Friday 10 February 2023 was not the nicest day to be driving round the Dales, but as it is the first wet day we have had on a week’s holiday near Settle we can hardly complain. We stopped in Horton in Ribblesdale – not the easiest village to park in – and went to discover St Oswald’s church (SD 810721). It doesn’t have its own website, but there is a lot of information on the Parish Council website about the village – https://www.hortoninribblesdale.org.uk/st-oswalds-church. How nice that the page ends:
“The Church has always been an important centre for local life. The farmsteads of this exceptionally large parish lay some distance away from the church, but in the Middle-Ages everyone met here on Sundays, when news could be exchanged and corporate worship welded the community together. We hope the Church will continue to fulfil this function for present and future parishioners, and will provide a centre of welcome to visitors enjoying our beautiful countryside.”

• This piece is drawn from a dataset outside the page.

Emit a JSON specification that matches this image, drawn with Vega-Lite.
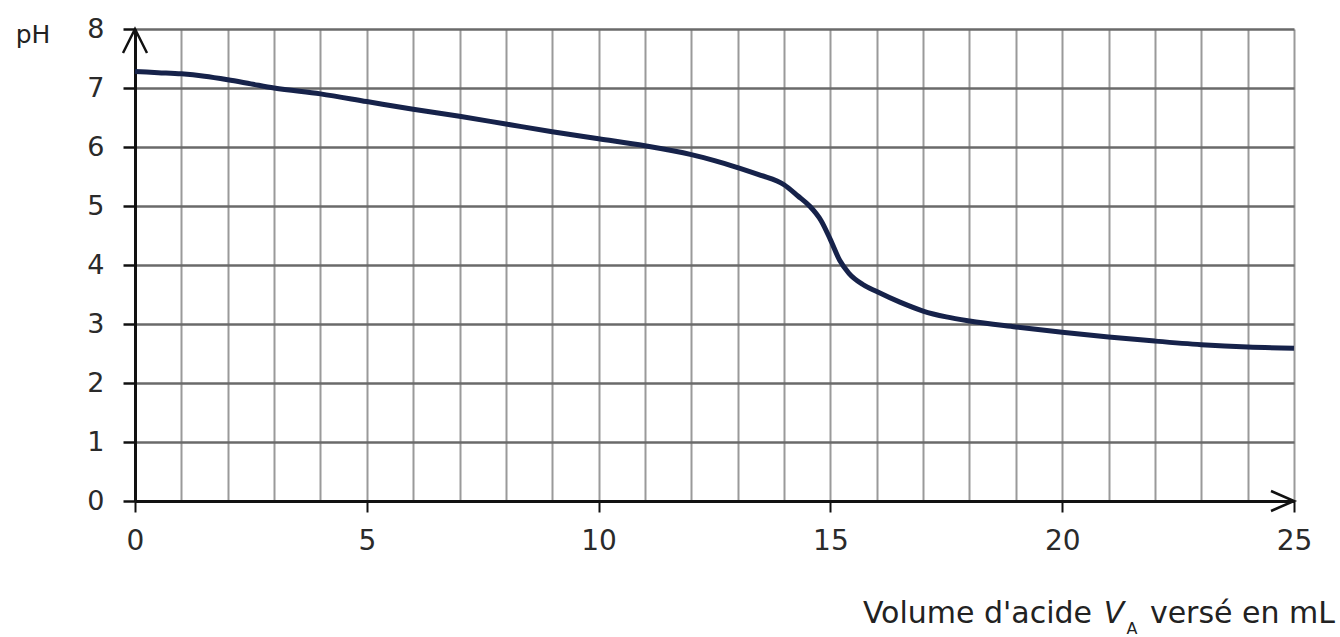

Even on a wet, miserable day, it was a pleasure to visit. A Norman church, early C12, with a nice arch and a half-opening door (not sure I’ve ever seen one of those in a church porch and, yes, I should have dried the lens). Nice montage of photos too – good to show the place is alive. The tower is C14 or C15 – a later building phase which saw the church aisles added.
Through the C13 Horton was caught in the middle of a dispute between the rival monastic orders at Jervaulx and Fountains Abbey. The dispute stemmed from a 1220 transfer of property to the Fountains’ monks, which challenged the primacy of an earlier grant by Henry III to Jervaulx’s predecessors at Fors Abbey. This dispute was not settled until 1315 when Edward II confirmed the Abbot of Jervaulx as Lord of the Manor. Two hundred years later at the Dissolution the monks’ received an annual income of £32 and 5 shillings. No doubt some poor village cleric was caught in the middle of it all. In 1597 plague hit the area – the parish priest buried 74 people that year, as opposed to 17 in a normal year.
You did not get rich being Vicar of Horton. In 1716 the stipend was £12 a year; in 1769, £30 and by 1809 £40, out of which, there being no vicarage, the incumbent paid rent for his house and any land he required. However, the vicars frequently supplemented their incomes as schoolmasters, like John Carr (1712-1745) and William Paley (1769-1782) who were headmasters of Giggleswick Grammar School or like Dr Holden who was master of Horton Grammar School. I wonder if any of these clergy had props like these?
The church has a lot of material to interest the visitor, an area for the children, and spaces for prayer and reflection (we’re not long after Holocaust Memorial Day). And space to worship!
The font is rather lovely, a sturdy Norman font with herringbone pattern. I wonder how many village children have been baptised here?